The four faces of the MEN: the paper’s new early-bird edition launched without a hitch after the NUJ chapel decided not to oppose the launch
The Manchester Evening News management warned its journalists it would remove any concessions already promised if they went on strike ahead of the new early-bird edition produced on Monday.
The chapel’s last-minute decision on Friday not to oppose the paper’s new 6am edition meant it launched without teething troubles. It is printed at Oldham on Mirror presses.
The decision-by a narrow majority after fierce debate-followed a letter to individual journalists from the company explaining the reasons why the edition was required; existing print capacity has been reduced as a new press is installed at Trafford Park.
The letter made clear that if industrial action went ahead, the company would take off the table terms already agreed. The hiring of new staff to cover the first edition would not go ahead and all shifts would include all the chapel staff. The meal payment would not be increased and those who did not work a shift for which they were rostered would not be paid.
Profit-related pay could also be affected, the company warned.
It also said it believed the NUJ had breached the disputes procedure by refusing to go to Acas, and pointed out the flexibility it was seeking for evening and Sunday working was already contained in the journalists’ contracts. It insisted on cover for holidays, sickness and emergencies, and while the new staff was being recruited.
FoC Judy Gordon denied the warnings had precipitated the chapel’s change of heart. “Nobody in their right mind wants to go on strike. It was a very close vote and a lot of people just thought the concessions we had dragged out of management, kicking and screaming, meant we could live with what we had got,” she said.
From now on, the MEN will have four editions, re-slugged on the front page to make the timing of each edition clear to buyers.

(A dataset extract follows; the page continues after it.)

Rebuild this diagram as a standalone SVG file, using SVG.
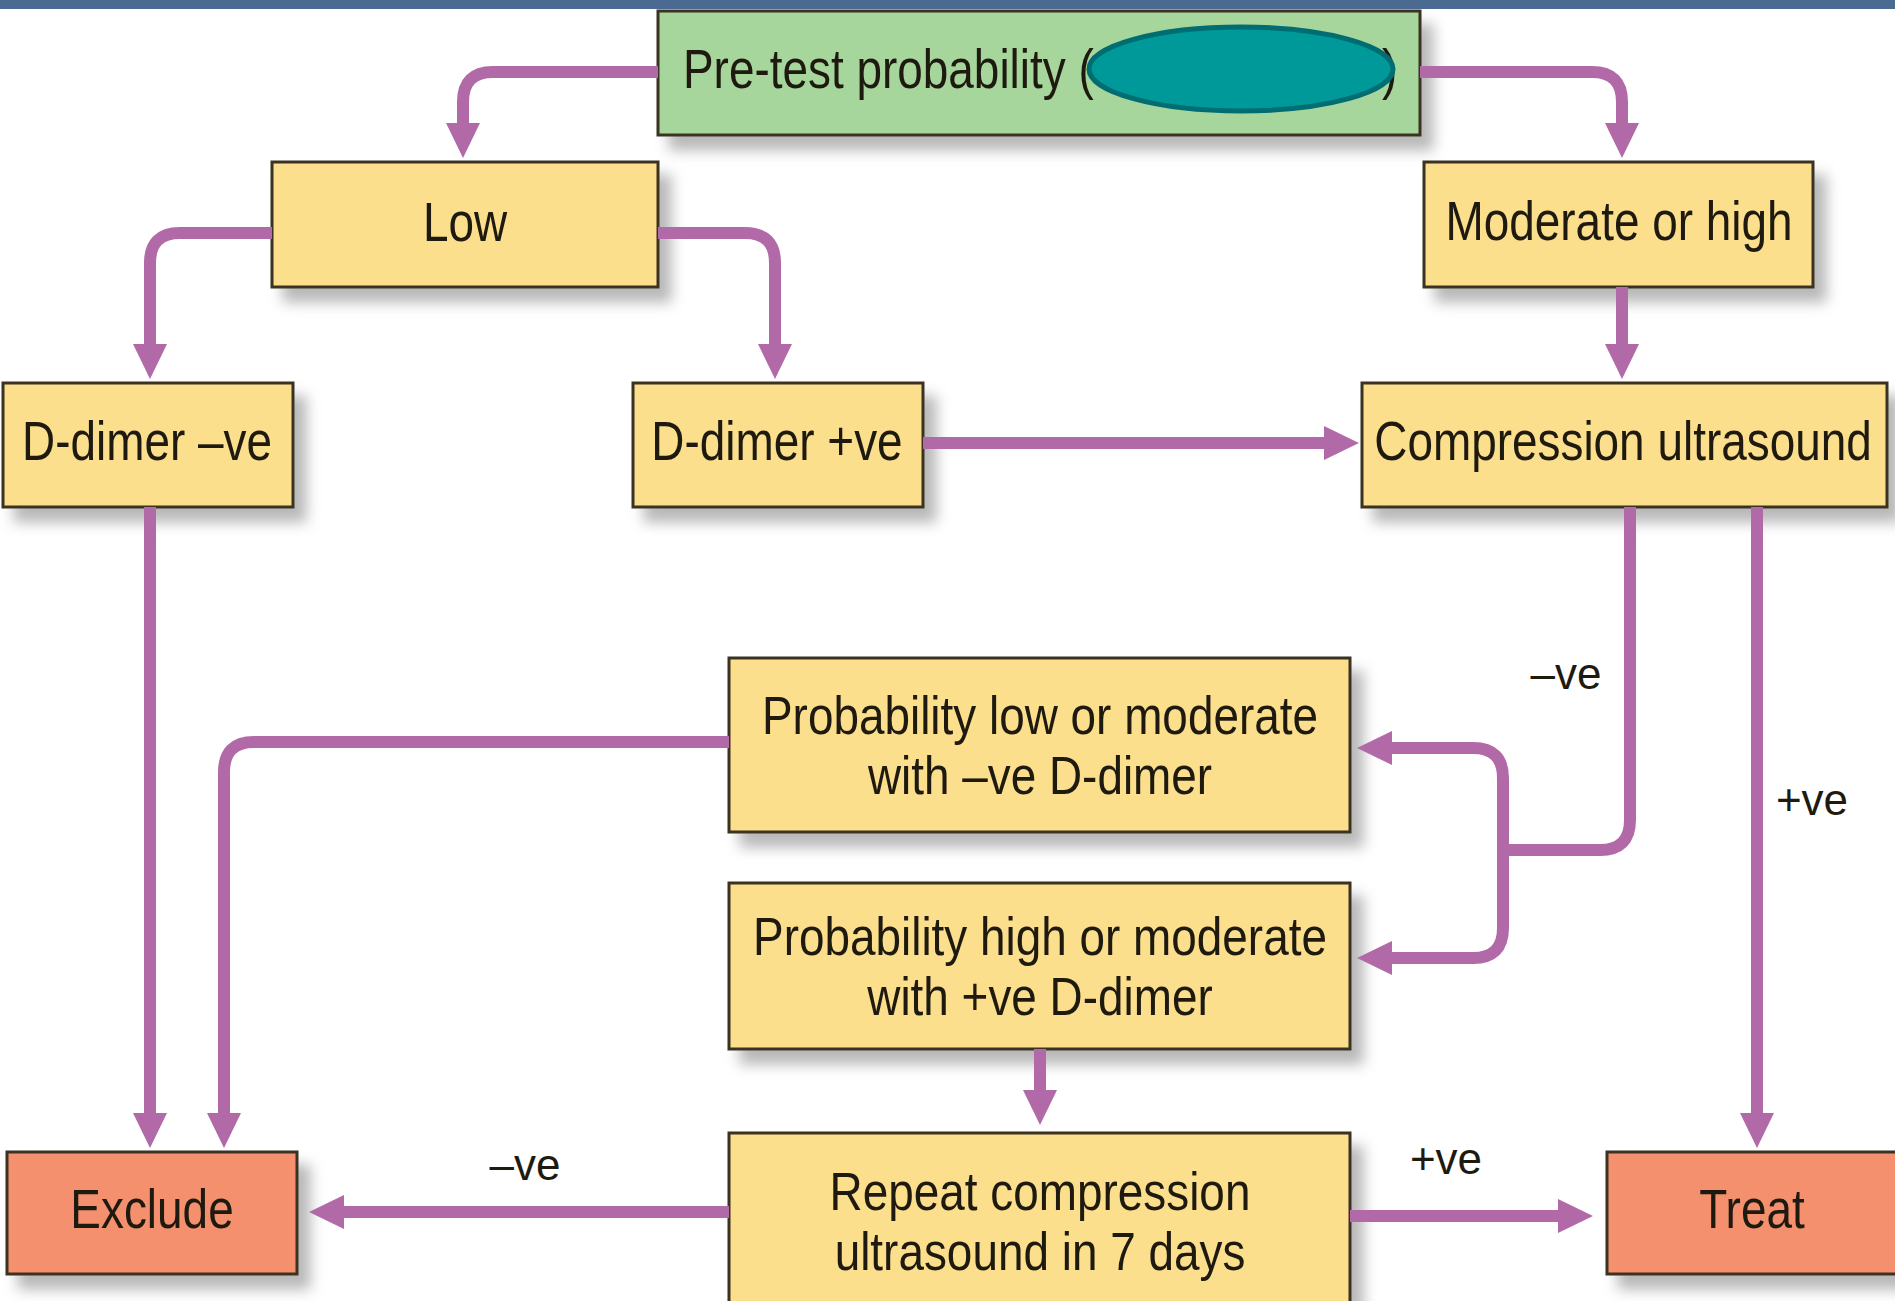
<svg xmlns="http://www.w3.org/2000/svg" width="1895" height="1301" viewBox="0 0 1895 1301">
<defs>
<filter id="sh" x="-10%" y="-20%" width="130%" height="160%">
<feDropShadow dx="12" dy="14" stdDeviation="7" flood-color="#000" flood-opacity="0.28"/>
</filter>
<marker id="ah" markerUnits="userSpaceOnUse" markerWidth="36" markerHeight="36" viewBox="0 0 36 36" refX="1" refY="18" orient="auto">
<path d="M0,1 L35,18 L0,35 Z" fill="#b169a7"/>
</marker>
<style>
.box{stroke:#3b3121;stroke-width:3;filter:url(#sh)}
.y{fill:#fcdf8c}
.g{fill:#a6d69c}
.s{fill:#f4906e}
.t{font-family:"Liberation Sans",Arial,sans-serif;font-size:56px;fill:#1e1a10;text-anchor:middle}
.t2{font-family:"Liberation Sans",Arial,sans-serif;font-size:53px;fill:#1e1a10;text-anchor:middle}
.ts{font-family:"Liberation Sans",Arial,sans-serif;font-size:56px;fill:#1e1a10}
.lb{font-family:"Liberation Sans",Arial,sans-serif;font-size:44px;fill:#1e1a10;text-anchor:middle}
.c{fill:none;stroke:#b169a7;stroke-width:12}
.ca{fill:none;stroke:#b169a7;stroke-width:12;marker-end:url(#ah)}
</style>
</defs>
<rect x="0" y="0" width="1895" height="1301" fill="#ffffff"/>
<rect x="0" y="0" width="1895" height="9" fill="#4b6a92"/>

<g id="pretest">
<rect class="box g" x="658" y="11" width="762" height="124"/>
<text class="ts" transform="translate(683,88) scale(0.82,1)">Pre-test probability (</text>
<text class="ts" transform="translate(1382,88) scale(0.82,1)">)</text>
<ellipse cx="1241" cy="69" rx="152" ry="42" fill="#009999" stroke="#006d73" stroke-width="5"/>
</g>
<g id="low">
<rect class="box y" x="272" y="162" width="386" height="125"/>
<text class="t" transform="translate(465,241) scale(0.82,1)">Low</text>
</g>
<g id="modhigh">
<rect class="box y" x="1424" y="162" width="389" height="125"/>
<text class="t" transform="translate(1619,240) scale(0.82,1)">Moderate or high</text>
</g>
<g id="ddneg">
<rect class="box y" x="3" y="383" width="290" height="124"/>
<text class="t" transform="translate(147,460) scale(0.82,1)">D-dimer –ve</text>
</g>
<g id="ddpos">
<rect class="box y" x="633" y="383" width="290" height="124"/>
<text class="t" transform="translate(777,460) scale(0.82,1)">D-dimer +ve</text>
</g>
<g id="cus">
<rect class="box y" x="1362" y="383" width="525" height="124"/>
<text class="t" transform="translate(1623,460) scale(0.82,1)">Compression ultrasound</text>
</g>
<g id="problow">
<rect class="box y" x="729" y="658" width="621" height="174"/>
<text class="t2" transform="translate(1040,734) scale(0.866,1)">Probability low or moderate</text>
<text class="t2" transform="translate(1040,794) scale(0.866,1)">with –ve D-dimer</text>
</g>
<g id="probhigh">
<rect class="box y" x="729" y="883" width="621" height="166"/>
<text class="t2" transform="translate(1040,955) scale(0.866,1)">Probability high or moderate</text>
<text class="t2" transform="translate(1040,1015) scale(0.866,1)">with +ve D-dimer</text>
</g>
<g id="repeat">
<rect class="box y" x="729" y="1133" width="621" height="180"/>
<text class="t2" transform="translate(1040,1210) scale(0.866,1)">Repeat compression</text>
<text class="t2" transform="translate(1040,1270) scale(0.866,1)">ultrasound in 7 days</text>
</g>
<g id="exclude">
<rect class="box s" x="7" y="1152" width="290" height="122"/>
<text class="t" transform="translate(152,1228) scale(0.82,1)">Exclude</text>
</g>
<g id="treat">
<rect class="box s" x="1607" y="1152" width="300" height="122"/>
<text class="t" transform="translate(1752,1228) scale(0.82,1)">Treat</text>
</g>

<g id="connectors">
<path class="ca" d="M658,72 H493 Q463,72 463,102 V124"/>
<path class="ca" d="M1420,72 H1592 Q1622,72 1622,102 V124"/>
<path class="ca" d="M272,233 H180 Q150,233 150,263 V345"/>
<path class="ca" d="M658,233 H745 Q775,233 775,263 V345"/>
<path class="ca" d="M1622,287 V345"/>
<path class="ca" d="M923,443 H1325"/>
<path class="ca" d="M150,507 V1114"/>
<path class="c" d="M1630,507 V820 Q1630,850 1600,850 H1503"/>
<path class="ca" d="M1503,856 V778 Q1503,748 1473,748 H1391"/>
<path class="ca" d="M1503,844 V928 Q1503,958 1473,958 H1391"/>
<path class="ca" d="M1757,507 V1114"/>
<path class="ca" d="M729,742 H254 Q224,742 224,772 V1114"/>
<path class="ca" d="M1040,1049 V1091"/>
<path class="ca" d="M729,1212 H343"/>
<path class="ca" d="M1350,1216 H1559"/>
</g>

<g id="labels">
<text class="lb" x="1566" y="689">–ve</text>
<text class="lb" x="1812" y="815">+ve</text>
<text class="lb" x="525" y="1180">–ve</text>
<text class="lb" x="1446" y="1174">+ve</text>
</g>
</svg>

The journalists had planned industrial action to begin Sunday. The package of management proposals includes:
The minimum number of journalists currently employed by the paper will have to work late or on Sundays.
Twelve new staff will be taken on to work new shifts -four filling current vacancies and eight replacing journalists who have opted for leaving packages of four weeks pay for every year of service.
Filling vacancies within two months .
Dinner allowance to be increased by £11.37 to £15 for those rostered to work from 7pm on weekdays and 6.30pm on Sundays. This could mean a £75 allowance each week for new staff working late hours every day.
The company and the union will monitor the way new rotas are working and the company will give “careful consideration” to chapel members who are unable to work the shifts because of personal difficulties.
Editor Paul Horrocks said: “I am pleased that we now have agreement.
The new edition is designed to protect the long-term interests of the paper and all those who work for the MEN.
Our journalists realised that industrial action would have damaged the paper and their jobs.”